In the Netherlands, we have a rich culture of entrepreneurship. We see more and more people taking the plunge and setting up their own business, driven by passion and the will to build something. But entrepreneurship is not only alive among entrepreneurs. Increasingly, managers in organisations are expressing a desire to see more entrepreneurship among their employees. Employees who proactively see opportunities, are creative, and work with the same commitment as if it were their own company-that is a beautiful ideal. But in practice, we often see a gap between what managers expect and what employees experience. Employees say they lack space to be entrepreneurial, while managers would like to see more entrepreneurial behaviour. How can we close that gap and encourage entrepreneurship within the organisation?
What do we mean by entrepreneurship within organisations?
Entrepreneurship, we believe, is about a three-step cycle that every employee can follow in any situation: seeing opportunities, seizing opportunities (together), and creating value. But what does this mean in concrete terms?
- Seeing opportunities
Entrepreneurship starts with an eye for opportunities: opportunities to work smarter, faster or more innovatively. We often see more opportunities than we realise, but awareness requires space. If employees continuously complete their to-do's without any breathing space, little mental space is left to think creatively or look for new solutions. Freeing up time and giving space for reflection and ideas is crucial for employees to think entrepreneurially. - Seizing opportunities (together)
Seeing opportunities is important, but getting started with them is the next challenge. An idea only gains value when action is taken on it. This step takes courage, but becomes more achievable when employees take up opportunities together. By sharing ideas, finding support from colleagues, and asking for space to experiment, the chances of an idea actually being implemented increase. Cooperation plays a crucial role in this phase; entrepreneurship is done together. - Creating value
The final step is to use the picked-up opportunity to add value to the team or organisation. Value can be financial, but also in the form of time savings, job satisfaction or improved quality. Here, a clear vision and goals are very important to be clear about how this new opportunity will add value. By creating added value as a team or organisation, the importance of entrepreneurship becomes visible and experienced.
The role of trust in entrepreneurship and cooperation
Cooperation increases the likelihood of ideas leading to action, but at the heart of cooperation is trust. Without trust, between colleagues and also between managers and employees, it is difficult to develop entrepreneurship. Trust provides the basis on which employees can take responsibility, dare to take risks, and show initiative without fear of sanctions for mistakes.
From distrust to trust
There is often a particular history that feeds distrust: experiences that have undermined trust and make open dialogue difficult.
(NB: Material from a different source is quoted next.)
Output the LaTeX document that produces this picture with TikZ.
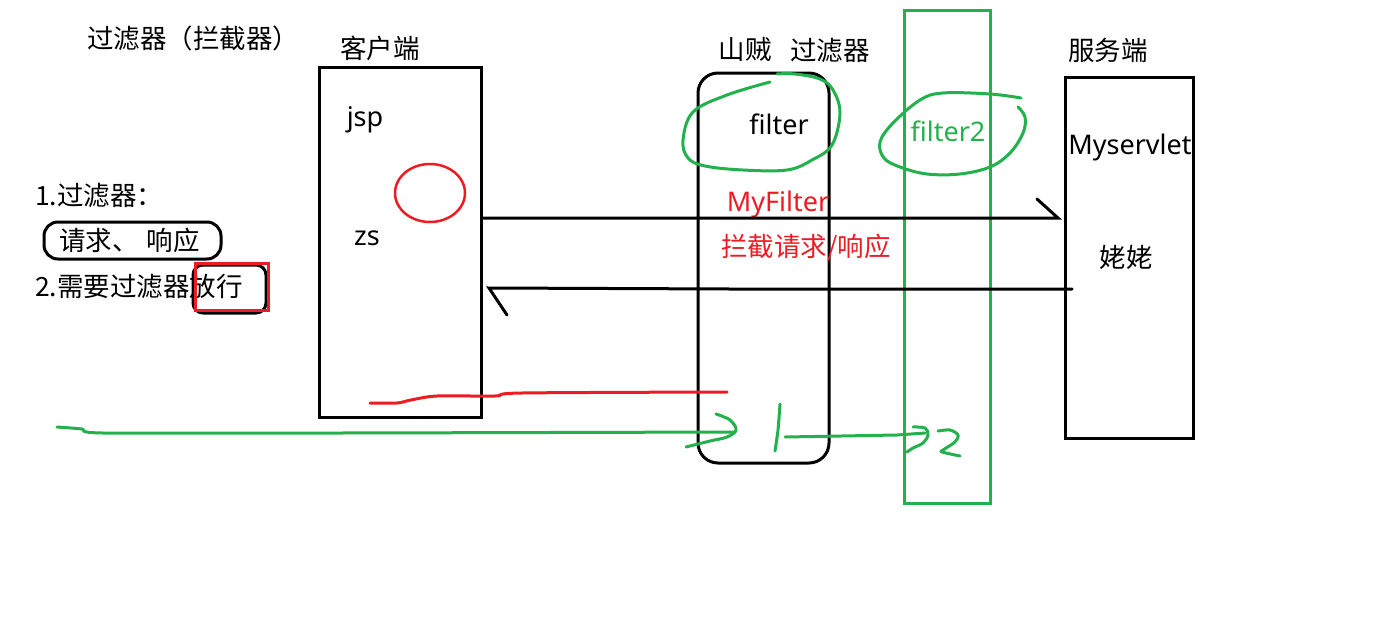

Whether someone can stand criticism often plays a role in this, as does the feeling that sharing this history feels unsafe. Yet there is often a realisation that not sharing experiences leads to distance and a culture of struggling rather than cooperation. The challenge, therefore, is to move towards dialogue and mutual clarity. This step enables entrepreneurship and trust to be built as a team, by focusing not only on the tasks, but also on the cooperation itself.
Building trust and setting clear goals
To encourage entrepreneurship, it is crucial to build trust and create clarity. A good start is to discuss some key questions together:
- What are our goals and our direction?
Are the goals of the entrepreneur and those of the employees in sync, or are there differences between them? By discussing these differences, it becomes possible to work together towards a shared goal. - Who does what? And what should be done as a minimum?
Making mutual expectations clear helps share responsibility and set priorities. This allows employees to hold each other accountable and makes 'not making time' recognisable as a priority choice rather than an obstacle. - Where do we give room for experimentation?
Trust is created when employees are given space to learn, including by experimenting and making mistakes. Delineation is important: what is the boundary of an experiment? Giving trust within a framework gives entrepreneurship room to grow.
When we steer and support from trust instead of controlling from distrust, a work culture is created that enables entrepreneurship. This is a learning process, in which employees and managers learn together to take responsibility step by step and contribute to the bigger picture. Because entrepreneurship within organisations starts with trust.